The Need for Change Management Technology implementation is only part of the challenge; cultural transformation is vital. Successful automation adoption requires a comprehensive change management strategy that involves clearly communicating the rationale for automation and actively involving employees in the implementation process.

Future Outlook: Toward Hyperautomation

Emerging trends suggest a move toward hyperautomation and truly autonomous systems where factories are self-optimizing and resilient.

Hyperautomation and Autonomous Systems Hyperautomation involves automating every possible business process, from production planning to customer service. The future factory will likely be populated by autonomous mobile robots and self-optimizing production lines that adjust parameters in real time based on data analysis.

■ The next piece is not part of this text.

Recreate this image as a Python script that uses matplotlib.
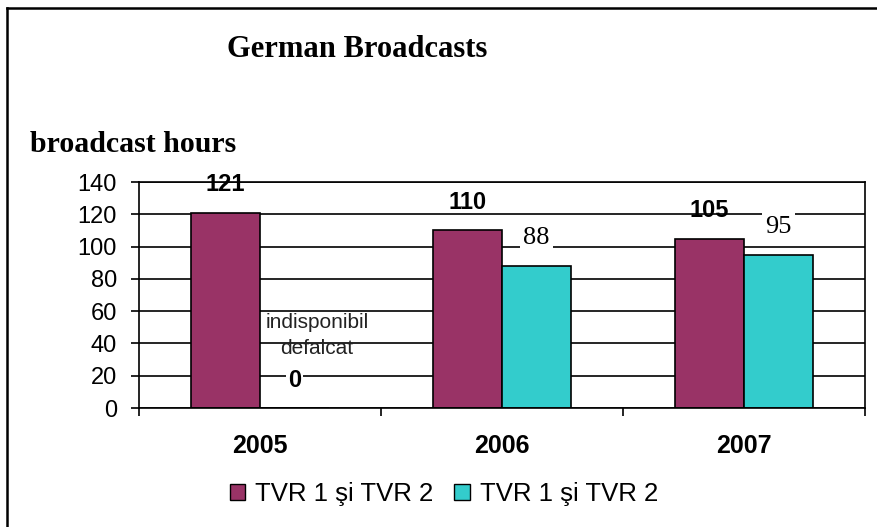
import matplotlib
matplotlib.use("Agg")
import matplotlib.pyplot as plt
from matplotlib.lines import Line2D
from matplotlib.patches import Patch
import numpy as np

# chart data
years = ['2005', '2006', '2007']
tvr_a = [121, 110, 105]
tvr_b = [0, 88, 95]
series_names = ['TVR 1 şi TVR 2', 'TVR 1 şi TVR 2']
note = 'indisponibil\ndefalcat'

plum = '#993366'
teal = '#33CCCC'

plt.rcParams['font.family'] = ['Liberation Sans', 'DejaVu Sans']

fig = plt.figure(figsize=(8.78, 5.27), dpi=100)
ax = fig.add_axes([0.1583, 0.2258, 0.8269, 0.4288])

x = np.arange(len(years))
w = 0.2857
ax.bar(x - w / 2, tvr_a, w, color=plum, edgecolor='black', linewidth=1.2, zorder=2)
ax.bar(x + w / 2, tvr_b, w, color=teal, edgecolor='black', linewidth=1.2, zorder=2)

# value labels, series 1 (bold, lines run through them)
for xi, v in zip(x, tvr_a):
    ax.annotate(str(v), (xi - w / 2, v), xytext=(0, 20), textcoords='offset points',
                ha='center', va='center', fontsize=17, fontweight='bold', zorder=0.3)

# value labels, series 2
for xi, v in zip(x, tvr_b):
    if v == 0:
        ax.annotate(str(v), (xi + w / 2, v), xytext=(0, 20), textcoords='offset points',
                    ha='center', va='center', fontsize=17, fontweight='bold', zorder=3,
                    bbox=dict(facecolor='white', edgecolor='none', pad=1.5))
        ax.annotate(note, (xi + w / 2, v), xytext=(16, 52), textcoords='offset points',
                    ha='center', va='center', fontsize=15, linespacing=1.45,
                    color='#222222', zorder=2.5)
    else:
        ax.annotate(str(v), (xi + w / 2, v), xytext=(0, 20), textcoords='offset points',
                    ha='center', va='center', fontsize=19, family='Liberation Serif',
                    zorder=3, bbox=dict(facecolor='white', edgecolor='none', pad=2))

ax.set_xlim(-0.5, 2.5)
ax.set_ylim(0, 140)
ax.set_yticks(range(0, 141, 20))
ax.set_xticks(x, years)
ax.set_xticks([-0.5, 0.5, 1.5, 2.5], minor=True)
for lab in ax.get_xticklabels():
    lab.set_fontweight('bold')

ax.tick_params(axis='y', length=6, width=1.2, pad=10, labelsize=17, color='black')
ax.tick_params(axis='x', which='major', length=0, pad=19, labelsize=18)
ax.tick_params(axis='x', which='minor', length=6, width=1.2, color='black')

ax.yaxis.grid(True, color='black', linewidth=1.2)
ax.set_axisbelow(True)
for s in ax.spines.values():
    s.set_color('black')
    s.set_linewidth(1.2)

fig.text(357 / 878, 1 - 57 / 527, 'German Broadcasts', ha='center', va='baseline',
         family='Liberation Serif', fontweight='bold', fontsize=22)
fig.text(30 / 878, 1 - 152 / 527, 'broadcast hours', ha='left', va='baseline',
         family='Liberation Serif', fontweight='bold', fontsize=21.5)

handles = [Patch(facecolor=plum, edgecolor='black'), Patch(facecolor=teal, edgecolor='black')]
fig.legend(handles, series_names, loc='center', bbox_to_anchor=(444 / 878, 1 - 494 / 527),
           ncol=2, frameon=False, fontsize=18.5, handlelength=0.6, handleheight=0.6,
           handletextpad=0.4, columnspacing=0.8)

# outer frame (left and top edges visible)
fig.add_artist(Line2D([7.5 / 878, 7.5 / 878], [0, 1 - 7.5 / 527], color='black', lw=1.8))
fig.add_artist(Line2D([7.5 / 878, 1], [1 - 7.5 / 527, 1 - 7.5 / 527], color='black', lw=1.8))

fig.savefig('out.png', dpi=100)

Sustainable Manufacturing and Green Automation Automation is increasingly leveraged as a tool for sustainability. Automated systems allow manufacturers to optimize resource consumption, reducing energy usage and material waste. Precisely controlling processes minimizes the environmental footprint of production.

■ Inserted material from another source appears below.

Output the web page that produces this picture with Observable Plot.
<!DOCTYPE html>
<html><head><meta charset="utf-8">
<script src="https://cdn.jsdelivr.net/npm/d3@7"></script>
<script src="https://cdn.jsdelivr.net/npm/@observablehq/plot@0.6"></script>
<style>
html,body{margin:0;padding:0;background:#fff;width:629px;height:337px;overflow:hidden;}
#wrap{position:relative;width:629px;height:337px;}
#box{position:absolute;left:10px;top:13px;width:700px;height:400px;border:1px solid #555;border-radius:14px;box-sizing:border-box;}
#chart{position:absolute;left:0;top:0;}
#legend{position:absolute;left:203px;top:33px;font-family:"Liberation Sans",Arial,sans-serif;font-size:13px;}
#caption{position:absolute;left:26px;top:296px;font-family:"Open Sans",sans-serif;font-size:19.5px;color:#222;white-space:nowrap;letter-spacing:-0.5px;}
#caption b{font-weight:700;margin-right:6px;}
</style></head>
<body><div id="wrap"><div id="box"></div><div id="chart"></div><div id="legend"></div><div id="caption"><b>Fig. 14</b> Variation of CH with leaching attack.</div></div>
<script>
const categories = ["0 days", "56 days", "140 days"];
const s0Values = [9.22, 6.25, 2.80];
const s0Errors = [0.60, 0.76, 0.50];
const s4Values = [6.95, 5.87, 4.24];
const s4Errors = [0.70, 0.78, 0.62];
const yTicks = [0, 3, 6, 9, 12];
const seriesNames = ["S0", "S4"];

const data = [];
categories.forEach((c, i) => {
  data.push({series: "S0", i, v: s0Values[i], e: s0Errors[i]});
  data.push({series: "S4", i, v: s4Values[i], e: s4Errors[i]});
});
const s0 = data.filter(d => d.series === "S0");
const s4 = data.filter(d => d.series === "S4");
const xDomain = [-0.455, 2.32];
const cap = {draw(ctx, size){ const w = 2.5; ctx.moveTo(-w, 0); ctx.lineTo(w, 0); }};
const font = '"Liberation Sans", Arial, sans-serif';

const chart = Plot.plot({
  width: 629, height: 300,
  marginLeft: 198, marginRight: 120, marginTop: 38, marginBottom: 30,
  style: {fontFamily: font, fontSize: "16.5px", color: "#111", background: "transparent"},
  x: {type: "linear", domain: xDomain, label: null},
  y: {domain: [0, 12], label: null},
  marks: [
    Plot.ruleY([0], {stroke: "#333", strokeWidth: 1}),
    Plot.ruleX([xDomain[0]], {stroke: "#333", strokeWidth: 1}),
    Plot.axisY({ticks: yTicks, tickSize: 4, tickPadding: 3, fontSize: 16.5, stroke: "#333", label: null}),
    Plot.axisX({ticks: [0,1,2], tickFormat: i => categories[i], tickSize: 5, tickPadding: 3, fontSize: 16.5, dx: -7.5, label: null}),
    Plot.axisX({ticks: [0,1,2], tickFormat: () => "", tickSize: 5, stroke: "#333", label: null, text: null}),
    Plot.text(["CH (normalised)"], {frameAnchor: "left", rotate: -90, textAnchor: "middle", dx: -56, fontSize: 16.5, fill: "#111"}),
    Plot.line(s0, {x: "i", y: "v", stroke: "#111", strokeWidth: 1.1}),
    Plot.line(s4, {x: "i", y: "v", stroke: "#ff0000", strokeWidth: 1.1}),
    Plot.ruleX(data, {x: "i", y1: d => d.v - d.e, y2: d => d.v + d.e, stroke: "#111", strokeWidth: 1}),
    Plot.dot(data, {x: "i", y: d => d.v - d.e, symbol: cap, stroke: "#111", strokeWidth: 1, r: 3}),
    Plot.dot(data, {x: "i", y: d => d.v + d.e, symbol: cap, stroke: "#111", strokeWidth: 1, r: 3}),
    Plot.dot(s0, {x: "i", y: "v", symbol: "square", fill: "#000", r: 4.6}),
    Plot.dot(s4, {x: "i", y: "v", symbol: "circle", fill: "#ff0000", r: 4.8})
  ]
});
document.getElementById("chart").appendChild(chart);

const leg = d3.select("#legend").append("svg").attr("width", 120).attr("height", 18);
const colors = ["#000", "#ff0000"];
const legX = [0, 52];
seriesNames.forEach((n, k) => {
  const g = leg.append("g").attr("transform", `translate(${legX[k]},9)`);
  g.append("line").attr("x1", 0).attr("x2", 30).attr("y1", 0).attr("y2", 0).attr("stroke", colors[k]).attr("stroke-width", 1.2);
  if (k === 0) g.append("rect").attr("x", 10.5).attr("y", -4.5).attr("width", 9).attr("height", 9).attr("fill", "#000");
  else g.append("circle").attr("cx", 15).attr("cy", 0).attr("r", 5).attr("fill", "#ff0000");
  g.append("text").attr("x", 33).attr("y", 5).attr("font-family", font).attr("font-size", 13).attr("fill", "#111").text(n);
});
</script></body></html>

The Resilient Supply Chain Automation offers a pathway to increased supply chain resilience. By bringing production closer to end markets (reshoring), manufacturers reduce dependence on long-distance transportation. Integrating AI for advanced demand forecasting allows manufacturers to react quickly to market volatility.

Conclusion

The trends painting a picture of global transformation in manufacturing automation show that it is not a distant possibility but a current reality. From the use of intelligent robotics on the factory floor to the integration of AI across the entire supply chain, technology is enabling unprecedented levels of efficiency, quality, and flexibility. While the challenges of adoption are significant, the potential rewards for businesses and the workforce are immense. Manufacturing is not just being automated; it is being reimagined for a future where intelligent systems and human ingenuity work together.